··· Input records ···

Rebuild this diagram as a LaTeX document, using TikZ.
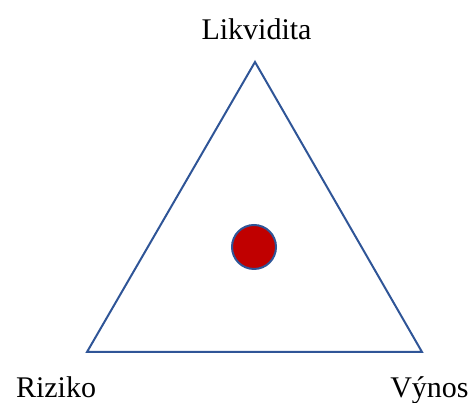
\documentclass[tikz,border=0pt]{standalone}
\usepackage{fontspec}
\setmainfont{Liberation Serif}
\definecolor{edgeblue}{HTML}{2F5597}
\definecolor{dotred}{HTML}{C00000}
\begin{document}
\begin{tikzpicture}[x=1pt,y=1pt,
  lbl/.style={font=\fontsize{30}{36}\selectfont, anchor=base, inner sep=0pt},
  tri/.style={draw=edgeblue, line width=2pt, line join=miter}]
\useasboundingbox (0,0) rectangle (475,403);
\coordinate (top) at (255,341);
\coordinate (bl) at (87,51);
\coordinate (br) at (422,51);
\draw[tri] (top) -- (bl) -- (br) -- cycle;
\node[circle, draw=edgeblue, fill=dotred, line width=2pt, minimum size=44pt, inner sep=0pt] (dot) at (254,156) {};
\node[lbl] (lik) at (256.5,363) {Likvidita};
\node[lbl] (riz) at (56,5) {Riziko};
\node[lbl] (vyn) at (429.5,5) {Výnos};
\end{tikzpicture}
\end{document}
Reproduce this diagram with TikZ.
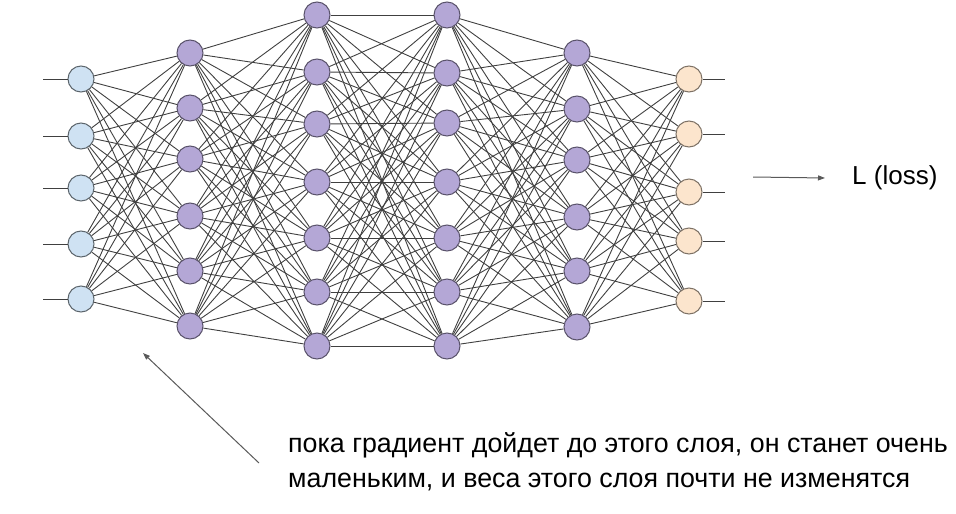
\documentclass[tikz,border=0pt]{standalone}
\usepackage{fontspec}
\setmainfont{Liberation Sans}
\usetikzlibrary{arrows.meta,positioning}

\definecolor{inblue}{HTML}{CFE2F3}
\definecolor{hidpurple}{HTML}{B4A7D6}
\definecolor{outpeach}{HTML}{FCE5CD}

\begin{document}
\begin{tikzpicture}[x=1pt,y=-1pt,
	neuron/.style={circle,draw=black!60,line width=1pt,minimum size=26pt,inner sep=0pt},
	inneuron/.style={neuron,fill=inblue,draw=black!55!inblue},
	hidneuron/.style={neuron,fill=hidpurple,draw=black!50!hidpurple},
	outneuron/.style={neuron,fill=outpeach,draw=black!50!outpeach},
	wire/.style={black!75,line width=0.9pt},
	pointer/.style={-{Triangle[length=7pt,width=5pt]},black!65,line width=1pt}]
	\useasboundingbox (0,0) rectangle (956,514);

	% layers
	\foreach \y [count=\n] in {79,136,188,244,299}
		\node[inneuron] (A\n) at (81,\y) {};
	\foreach \y [count=\n] in {53,108,159,216,271,326}
		\node[hidneuron] (B\n) at (190,\y) {};
	\foreach \y [count=\n] in {15,72,124,182,238,292,346}
		\node[hidneuron] (C\n) at (317,\y) {};
	\foreach \y [count=\n] in {15,73,123,182,238,292,346}
		\node[hidneuron] (D\n) at (447,\y) {};
	\foreach \y [count=\n] in {53,109,160,217,271,327}
		\node[hidneuron] (E\n) at (577,\y) {};
	\foreach \y [count=\n] in {79,134,192,241,301}
		\node[outneuron] (F\n) at (689,\y) {};

	% weights
	\foreach \i in {1,...,5} \foreach \j in {1,...,6}
		\draw[wire] (A\i) -- (B\j);
	\foreach \i in {1,...,6} \foreach \j in {1,...,7}
		\draw[wire] (B\i) -- (C\j);
	\foreach \i in {1,...,7} \foreach \j in {1,...,7}
		\draw[wire] (C\i) -- (D\j);
	\foreach \i in {1,...,7} \foreach \j in {1,...,6}
		\draw[wire] (D\i) -- (E\j);
	\foreach \i in {1,...,6} \foreach \j in {1,...,5}
		\draw[wire] (E\i) -- (F\j);

	% inputs and outputs
	\foreach \n in {1,...,5} {
		\coordinate (in\n) at (A\n -| 43,0);
		\draw[wire] (in\n) -- (A\n);
		\coordinate (out\n) at (F\n -| 725,0);
		\draw[wire] (F\n) -- (out\n);
	}

	% loss
	\node[font=\fontsize{26}{30}\selectfont,anchor=base west,inner sep=0pt] (loss) at (852,184) {L (loss)};
	\coordinate (lossfrom) at (753,177);
	\coordinate (lossto) at (825,178);
	\draw[pointer] (lossfrom) -- (lossto);

	% note
	\node[font=\fontsize{26.8}{35}\selectfont,align=left,anchor=base west,inner sep=0pt] (note) at (288,487)
		{пока градиент дойдет до этого слоя, он станет очень\\маленьким, и веса этого слоя почти не изменятся};
	\coordinate (notefrom) at (259,463);
	\coordinate (noteto) at (143,353);
	\draw[pointer] (notefrom) -- (noteto);
\end{tikzpicture}
\end{document}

···

* What is expected: Reproduce each line exactly as it appears, omitting the pictures.

* Answer to this exercise:
Rebuild this diagram as a LaTeX document, using TikZ.
\documentclass[tikz,border=0pt]{standalone}
\usepackage{fontspec}
\setmainfont{Liberation Serif}
\definecolor{edgeblue}{HTML}{2F5597}
\definecolor{dotred}{HTML}{C00000}
\begin{document}
\begin{tikzpicture}[x=1pt,y=1pt,
  lbl/.style={font=\fontsize{30}{36}\selectfont, anchor=base, inner sep=0pt},
  tri/.style={draw=edgeblue, line width=2pt, line join=miter}]
\useasboundingbox (0,0) rectangle (475,403);
\coordinate (top) at (255,341);
\coordinate (bl) at (87,51);
\coordinate (br) at (422,51);
\draw[tri] (top) -- (bl) -- (br) -- cycle;
\node[circle, draw=edgeblue, fill=dotred, line width=2pt, minimum size=44pt, inner sep=0pt] (dot) at (254,156) {};
\node[lbl] (lik) at (256.5,363) {Likvidita};
\node[lbl] (riz) at (56,5) {Riziko};
\node[lbl] (vyn) at (429.5,5) {Výnos};
\end{tikzpicture}
\end{document}
Reproduce this diagram with TikZ.
\documentclass[tikz,border=0pt]{standalone}
\usepackage{fontspec}
\setmainfont{Liberation Sans}
\usetikzlibrary{arrows.meta,positioning}

\definecolor{inblue}{HTML}{CFE2F3}
\definecolor{hidpurple}{HTML}{B4A7D6}
\definecolor{outpeach}{HTML}{FCE5CD}

\begin{document}
\begin{tikzpicture}[x=1pt,y=-1pt,
	neuron/.style={circle,draw=black!60,line width=1pt,minimum size=26pt,inner sep=0pt},
	inneuron/.style={neuron,fill=inblue,draw=black!55!inblue},
	hidneuron/.style={neuron,fill=hidpurple,draw=black!50!hidpurple},
	outneuron/.style={neuron,fill=outpeach,draw=black!50!outpeach},
	wire/.style={black!75,line width=0.9pt},
	pointer/.style={-{Triangle[length=7pt,width=5pt]},black!65,line width=1pt}]
	\useasboundingbox (0,0) rectangle (956,514);

	% layers
	\foreach \y [count=\n] in {79,136,188,244,299}
		\node[inneuron] (A\n) at (81,\y) {};
	\foreach \y [count=\n] in {53,108,159,216,271,326}
		\node[hidneuron] (B\n) at (190,\y) {};
	\foreach \y [count=\n] in {15,72,124,182,238,292,346}
		\node[hidneuron] (C\n) at (317,\y) {};
	\foreach \y [count=\n] in {15,73,123,182,238,292,346}
		\node[hidneuron] (D\n) at (447,\y) {};
	\foreach \y [count=\n] in {53,109,160,217,271,327}
		\node[hidneuron] (E\n) at (577,\y) {};
	\foreach \y [count=\n] in {79,134,192,241,301}
		\node[outneuron] (F\n) at (689,\y) {};

	% weights
	\foreach \i in {1,...,5} \foreach \j in {1,...,6}
		\draw[wire] (A\i) -- (B\j);
	\foreach \i in {1,...,6} \foreach \j in {1,...,7}
		\draw[wire] (B\i) -- (C\j);
	\foreach \i in {1,...,7} \foreach \j in {1,...,7}
		\draw[wire] (C\i) -- (D\j);
	\foreach \i in {1,...,7} \foreach \j in {1,...,6}
		\draw[wire] (D\i) -- (E\j);
	\foreach \i in {1,...,6} \foreach \j in {1,...,5}
		\draw[wire] (E\i) -- (F\j);

	% inputs and outputs
	\foreach \n in {1,...,5} {
		\coordinate (in\n) at (A\n -| 43,0);
		\draw[wire] (in\n) -- (A\n);
		\coordinate (out\n) at (F\n -| 725,0);
		\draw[wire] (F\n) -- (out\n);
	}

	% loss
	\node[font=\fontsize{26}{30}\selectfont,anchor=base west,inner sep=0pt] (loss) at (852,184) {L (loss)};
	\coordinate (lossfrom) at (753,177);
	\coordinate (lossto) at (825,178);
	\draw[pointer] (lossfrom) -- (lossto);

	% note
	\node[font=\fontsize{26.8}{35}\selectfont,align=left,anchor=base west,inner sep=0pt] (note) at (288,487)
		{пока градиент дойдет до этого слоя, он станет очень\\маленьким, и веса этого слоя почти не изменятся};
	\coordinate (notefrom) at (259,463);
	\coordinate (noteto) at (143,353);
	\draw[pointer] (notefrom) -- (noteto);
\end{tikzpicture}
\end{document}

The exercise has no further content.